Щит раскалывается пополам, лезвие меча смещается в сторону а из оторвавшейся ручки выпадает странной формы гвоздь с большой золочёной шляпкой, свёрнутой набок. Ежов наклоняется и берёт его в руки. В комнату влетают встревоженные дежурный и связист.

– Товарищ нарком, – рапортует последний. – вас срочно к аппарату ВЧ. Из глубины коридора внимательно наблюдает за происходящим няня.

– Валентина, уложи её, – кричит Ежов, вновь обретший командный голос. – дай снотворного. (И связисту, тише). Пойдём.

– Слушаю! – Нарком и связит едва умещаются в тесной комнатке под крышей с одним окном.

– Николай Иванович, у меня ЧП! – В трубке слышится весёлый голос Фриновского. – Сейчас мне звонил Овчинников (начальник Московского Уголовного Розыска) и доложил, что задержал Чаганова по подозрению в убийстве своей работницы. Все улики против него: весь в крови убитой, в квартире никого больше нет. Чаганов находится в невменяемом состоянии, пытается что-то сказать, но не может…

– Пьяный что ли? – Перебивает Ежов, левой рукой делает знак сотруднику, что бы тот вышел.

– … говорит, что нет, не пахнет. Бледный, зрачки сильно суженные, стоять не может.

– Где он сейчас? – Притоптывает от нетерпения нарком, связист закрывает за собой дверь.

– … на Петровке.

– Посылай туда Люшкова, пусть забирает Чаганова и везёт его в Суханово.

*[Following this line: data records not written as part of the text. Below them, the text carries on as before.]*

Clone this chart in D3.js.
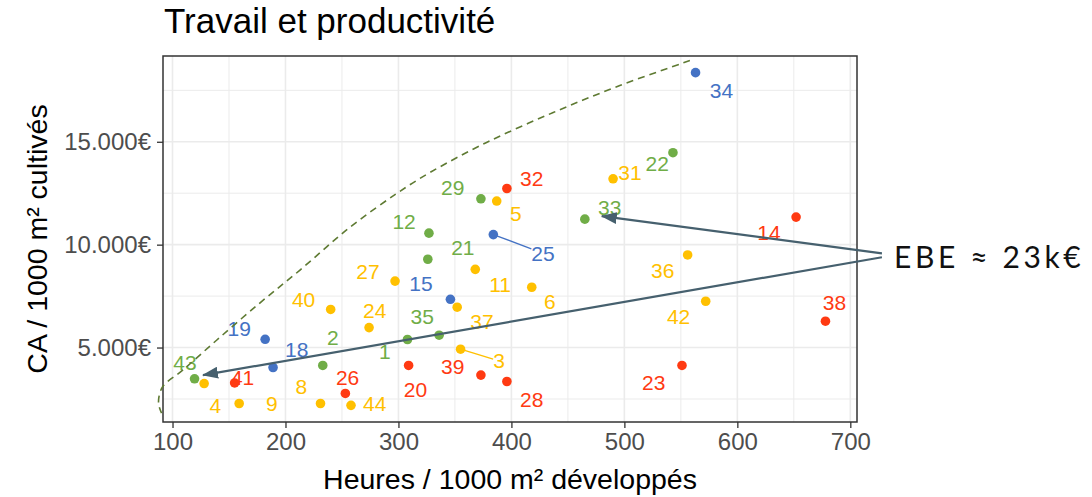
<!DOCTYPE html>
<html>
<head>
<meta charset="utf-8">
<script src="https://cdn.jsdelivr.net/npm/d3@7"></script>
<style>
  body { margin: 0; background: #fff; }
  svg { display: block; font-family: "Liberation Sans", Arial, sans-serif; }
</style>
</head>
<body>
<script>
// one entry per farm
const farmIds = [1, 2, 3, 4, 5, 6, 8, 9, 11, 12, 14, 15, 18, 19, 20, 21, 22, 23, 24, 25, 26, 27, 28, 29, 31, 32, 33, 34, 35, 36, 37, 38, 39, 40, 41, 42, 43, 44];
const hours = [308, 233, 355, 128, 387, 418, 231, 159, 368, 327, 652, 346, 189, 182, 309, 326, 543, 551, 274, 384, 253, 297, 396, 373, 490, 396, 465, 563, 336, 556, 352, 678, 373, 240, 155, 572, 119.5, 258];
const revenue = [5390, 4130, 4920, 3250, 12120, 7930, 2280, 2280, 8800, 10560, 11340, 7345, 4030, 5400, 4130, 9290, 14470, 4130, 5970, 10490, 2770, 8230, 3350, 12230, 13200, 12730, 11240, 18360, 5600, 9500, 6960, 6280, 3660, 6850, 3280, 7250, 3480, 2190];
const groups = ['vert', 'vert', 'jaune', 'jaune', 'jaune', 'jaune', 'jaune', 'jaune', 'jaune', 'vert', 'rouge', 'bleu', 'bleu', 'bleu', 'rouge', 'vert', 'vert', 'rouge', 'jaune', 'bleu', 'rouge', 'jaune', 'rouge', 'vert', 'jaune', 'rouge', 'vert', 'bleu', 'vert', 'jaune', 'jaune', 'rouge', 'rouge', 'jaune', 'rouge', 'jaune', 'vert', 'jaune'];
// where the repelled labels ended up, in data units
const labelHours = [288, 242, 389, 138, 404, 434, 214, 188, 390, 305, 628, 320, 210, 159, 315, 357, 529, 526, 279, 428, 255, 273, 418, 348, 505, 418, 487, 586, 321, 534, 374, 686, 348, 216, 162, 548, 111, 279];
const labelRevenue = [4790, 5470, 4350, 2200, 11505, 7260, 3090, 2280, 8060, 11130, 10610, 8136, 4930, 5920, 2980, 9880, 13930, 3280, 6780, 9590, 3570, 8720, 2480, 12800, 13500, 13230, 11800, 17490, 6490, 8750, 6280, 7210, 4060, 7345, 3570, 6490, 4300, 2280];

const groupNames = ['bleu', 'rouge', 'jaune', 'vert'];
const groupColors = ['#4472C4', '#FF3A12', '#FFC000', '#70AD47'];

const xTicks = [100, 200, 300, 400, 500, 600, 700];
const yTicks = [5000, 10000, 15000];

// hand-drawn overlay: dashed arc, two arrows and a note
const arcHours = [558, 496, 437, 378, 328, 298.5, 257, 212.6, 177, 139, 109, 91, 87.6, 90.3];
const arcRevenue = [18946, 17733, 16422, 14966, 13509, 12490, 10840, 8753, 7151, 5355, 3898, 3073, 2297, 1811];
const arrowFrom = [[728, 9580], [728, 9390]];
const arrowTo = [[480, 11390], [127, 3656]];
const note = 'EBE ≈ 23k€';

const width = 1092;
const height = 497;
const margin = {top: 56, right: 235, bottom: 75, left: 163};

const color = d3.scaleOrdinal(groupNames, groupColors);

const xExt = d3.extent(hours);
const yExt = d3.extent(revenue);
const xPad = (xExt[1] - xExt[0]) * 0.05;
const yPad = (yExt[1] - yExt[0]) * 0.05;

const x = d3.scaleLinear()
    .domain([xExt[0] - xPad, xExt[1] + xPad])
    .range([margin.left, width - margin.right]);
const y = d3.scaleLinear()
    .domain([yExt[0] - yPad, yExt[1] + yPad])
    .range([height - margin.bottom, margin.top]);

const svg = d3.select('body').append('svg')
    .attr('width', width)
    .attr('height', height)
    .attr('viewBox', [0, 0, width, height]);

const [x0, x1] = x.range();
const [y1, y0] = y.range();

// grid, minor then major
const xMinor = d3.range(150, 700, 100);
const yMinor = d3.range(2500, 19000, 5000);
const grid = svg.append('g').attr('stroke', '#EBEBEB');
grid.selectAll('.gx').data(xMinor.concat(xTicks)).join('line')
    .attr('x1', d => x(d)).attr('x2', d => x(d))
    .attr('y1', y0).attr('y2', y1)
    .attr('stroke-width', (d, i) => i < xMinor.length ? 1 : 1.6);
grid.selectAll('.gy').data(yMinor.concat(yTicks)).join('line')
    .attr('y1', d => y(d)).attr('y2', d => y(d))
    .attr('x1', x0).attr('x2', x1)
    .attr('stroke-width', (d, i) => i < yMinor.length ? 1 : 1.6);

// axes
const fmt = d => d3.format(',')(d).replace(/,/g, '.') + '€';
const xAxis = svg.append('g')
    .attr('transform', `translate(0,${y1})`)
    .call(d3.axisBottom(x).tickValues(xTicks).tickSize(6).tickPadding(5));
const yAxis = svg.append('g')
    .attr('transform', `translate(${x0},0)`)
    .call(d3.axisLeft(y).tickValues(yTicks).tickFormat(fmt).tickSize(6).tickPadding(6));
[xAxis, yAxis].forEach(a => {
  a.select('.domain').remove();
  a.selectAll('line').attr('stroke', '#333333').attr('stroke-width', 1.3);
  a.selectAll('text').attr('fill', '#4D4D4D').attr('font-size', 24)
    .attr('font-family', '"Liberation Sans", Arial, sans-serif');
});

const pts = farmIds.map((id, i) => ({
  id, hx: hours[i], ry: revenue[i], g: groups[i], lx: labelHours[i], ly: labelRevenue[i]
}));

// segments for labels pushed far away
const segs = svg.append('g');

const labels = svg.append('g')
    .attr('font-size', 21)
    .attr('text-anchor', 'middle')
  .selectAll('text')
  .data(pts)
  .join('text')
    .attr('x', d => x(d.lx))
    .attr('y', d => y(d.ly))
    .attr('dy', '0.36em')
    .attr('fill', d => color(d.g))
    .text(d => d.id);

labels.each(function(d) {
  const b = this.getBBox();
  const px = x(d.hx), py = y(d.ry);
  const cx = b.x + b.width / 2, cy = b.y + b.height / 2;
  const gx = Math.max(0, Math.abs(px - cx) - b.width / 2);
  const gy = Math.max(0, Math.abs(py - cy) - b.height / 2);
  if (Math.hypot(gx, gy) < 30) return;
  // stop where the centre line meets the label box
  const dx = cx - px, dy = cy - py;
  const s = Math.max((Math.abs(dx) - b.width / 2) / Math.abs(dx), (Math.abs(dy) - b.height / 2) / Math.abs(dy));
  segs.append('line')
      .attr('x1', px).attr('y1', py)
      .attr('x2', px + dx * s).attr('y2', py + dy * s)
      .attr('stroke', color(d.g))
      .attr('stroke-width', 1.3);
});

svg.append('g')
  .selectAll('circle')
  .data(pts)
  .join('circle')
    .attr('cx', d => x(d.hx))
    .attr('cy', d => y(d.ry))
    .attr('r', 4.8)
    .attr('fill', d => color(d.g));

// panel border
svg.append('rect')
    .attr('x', x0).attr('y', y0)
    .attr('width', x1 - x0).attr('height', y1 - y0)
    .attr('fill', 'none')
    .attr('stroke', '#333333')
    .attr('stroke-width', 1.5);

// titles
svg.append('text')
    .attr('x', x0 + 1)
    .attr('y', 33)
    .attr('font-size', 35)
    .attr('fill', '#000')
    .text('Travail et productivité');

svg.append('text')
    .attr('x', (x0 + x1) / 2)
    .attr('y', 489)
    .attr('text-anchor', 'middle')
    .attr('font-size', 28.5)
    .attr('fill', '#000')
    .text('Heures / 1000 m² développés');

svg.append('text')
    .attr('transform', `translate(47,${(y0 + y1) / 2}) rotate(-90)`)
    .attr('text-anchor', 'middle')
    .attr('font-size', 28.5)
    .attr('fill', '#000')
    .text('CA / 1000 m² cultivés');

// overlay
svg.append('path')
    .datum(arcHours.map((h, i) => [h, arcRevenue[i]]))
    .attr('d', d3.line().x(d => x(d[0])).y(d => y(d[1])).curve(d3.curveCatmullRom))
    .attr('fill', 'none')
    .attr('stroke', '#5E7A32')
    .attr('stroke-width', 1.6)
    .attr('stroke-dasharray', '7,5');

const arrowCol = '#46606E';
svg.append('defs').append('marker')
    .attr('id', 'head')
    .attr('viewBox', '0 0 16 12')
    .attr('refX', 15).attr('refY', 6)
    .attr('markerWidth', 16).attr('markerHeight', 12)
    .attr('markerUnits', 'userSpaceOnUse')
    .attr('orient', 'auto')
  .append('path')
    .attr('d', 'M0,0L16,6L0,12Z')
    .attr('fill', arrowCol);

svg.append('g')
  .selectAll('line')
  .data(arrowFrom.map((f, i) => [f, arrowTo[i]]))
  .join('line')
    .attr('x1', d => x(d[0][0])).attr('y1', d => y(d[0][1]))
    .attr('x2', d => x(d[1][0])).attr('y2', d => y(d[1][1]))
    .attr('stroke', arrowCol)
    .attr('stroke-width', 2.2)
    .attr('marker-end', 'url(#head)');

svg.append('text')
    .attr('x', 894)
    .attr('y', 268)
    .attr('font-family', 'Lato, "Open Sans", sans-serif')
    .attr('font-size', 30)
    .attr('letter-spacing', 3.6)
    .attr('fill', '#111')
    .text(note);
</script>
</body>
</html>
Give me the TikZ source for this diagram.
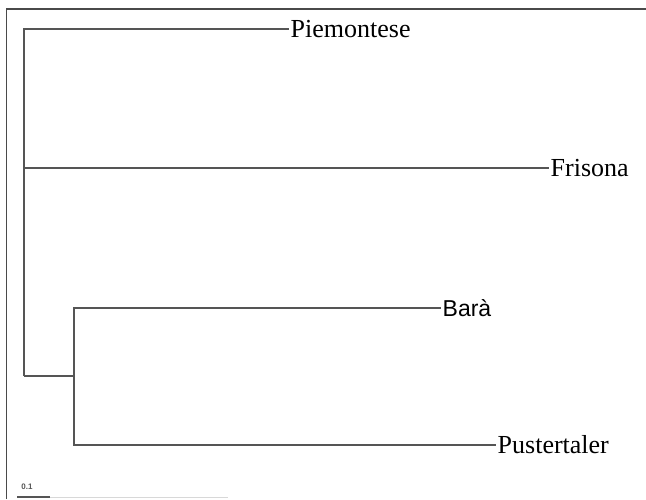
\documentclass[tikz,border=0pt]{standalone}
\usepackage{fontspec}
\setmainfont{Liberation Serif}
\newfontfamily\barafont{Liberation Sans}
\usetikzlibrary{positioning}
\definecolor{linegray}{HTML}{555555}
\definecolor{framegray}{HTML}{4A4A4A}
\definecolor{faintgray}{HTML}{D8D8D8}

\begin{document}
\begin{tikzpicture}[x=1pt,y=-1pt,
    tip/.style={anchor=west,inner sep=1.5pt,font=\fontsize{26}{29}\selectfont},
    branch/.style={draw=linegray,line width=1.3pt}]
        \useasboundingbox (0,0) rectangle (646,499);
        % frame
        \draw[framegray, line width=1.5pt] (6.5,499) -- (6.5,9) -- (646,9);
        % tips
        \node[tip] (piem) at (289,29) {Piemontese};
        \node[tip] (fris) at (549,168) {Frisona};
        \node[tip] (bara) at (441,308) {\barafont\fontsize{23}{26}\selectfont Barà};
        \node[tip] (pust) at (496,445) {Pustertaler};
        % internal nodes
        \coordinate (root) at (24,376);
        \coordinate (inner) at (74,376);
        \draw[branch] (root) |- (piem.west);
        \draw[branch] (root |- fris.west) -- (fris.west);
        \draw[branch] (root) -- (inner);
        \draw[branch] (inner) |- (bara.west);
        \draw[branch] (inner) |- (pust.west);
        % scale
        \node[font=\barafont\bfseries\fontsize{8}{9}\selectfont, text=linegray] (scl) at (27,487) {0.1};
        \coordinate (sa) at (17,497);
        \coordinate (sb) at (50,497);
        \coordinate (sc) at (228,497);
        \draw[faintgray, line width=1pt] (sb) -- (sc);
        \draw[linegray, line width=1.5pt] (sa) -- (sb);
    \end{tikzpicture}
\end{document}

– Как в Суханово? – В голосе Фриновского слышится удивление. – Там же сейчас голые стены. Детскую колонию закрыли, а ремонт только начинается…

– Так даже лучше. – Чеканит слова Ежов. – Три-четыре надёжных вохровца из Внутренней тюрьмы и Люшков с двумя помощниками и врач. Больше никто ничего знать не должен. Да ещё, пусть возьмут подписки о неразглашении на Петровке и в доме Чаганова.

– Понял. Сделаю. Есть там одноэтажный особнячок на отшибе. Думаю, подойдёт.

– Дальше… – нарком краснеет и начинает жадно хватать ртом воздух. – даю Люшкову двадцать четыре часа на то… чтобы расколоть Чаганова…

– Чтоб в убийстве сознался? – Уточняет начальник ГУГБ.

– … Каком убийстве?!.. При чём здесь убийство?… Что имел связь с Троцким… и, пользуясь доверчивостью Кирова, передовал за границу секретные сведения.

– Ясно, разрешите исполнять, товарищ нарком?

– … ещё одно. Срочно пришли сюда начальника технического отдела с оборудованием. Тут в той деревянной х***, ну что, помнишь, пионэры с вожатой мне на день рождения подарили… хрень какая-то железная нашлась. Пусть посмотрит. Ты девку-то эту и столяра устанавливал?

– … Нет… так ведь местные они, Чурилковские… их сержант на въезде узнал. – голос Финовского становится деревянным.

– Наряд туда, быстро! – Орёт в трубку Ежов, поднеся мирофон ко рту, затем делает глубокий вдох и продолжает уже почти спокойно. – Подчисти хвосты со Штейном и старичком. Всё. Я пока здесь остаюсь… до прояснения обстановки.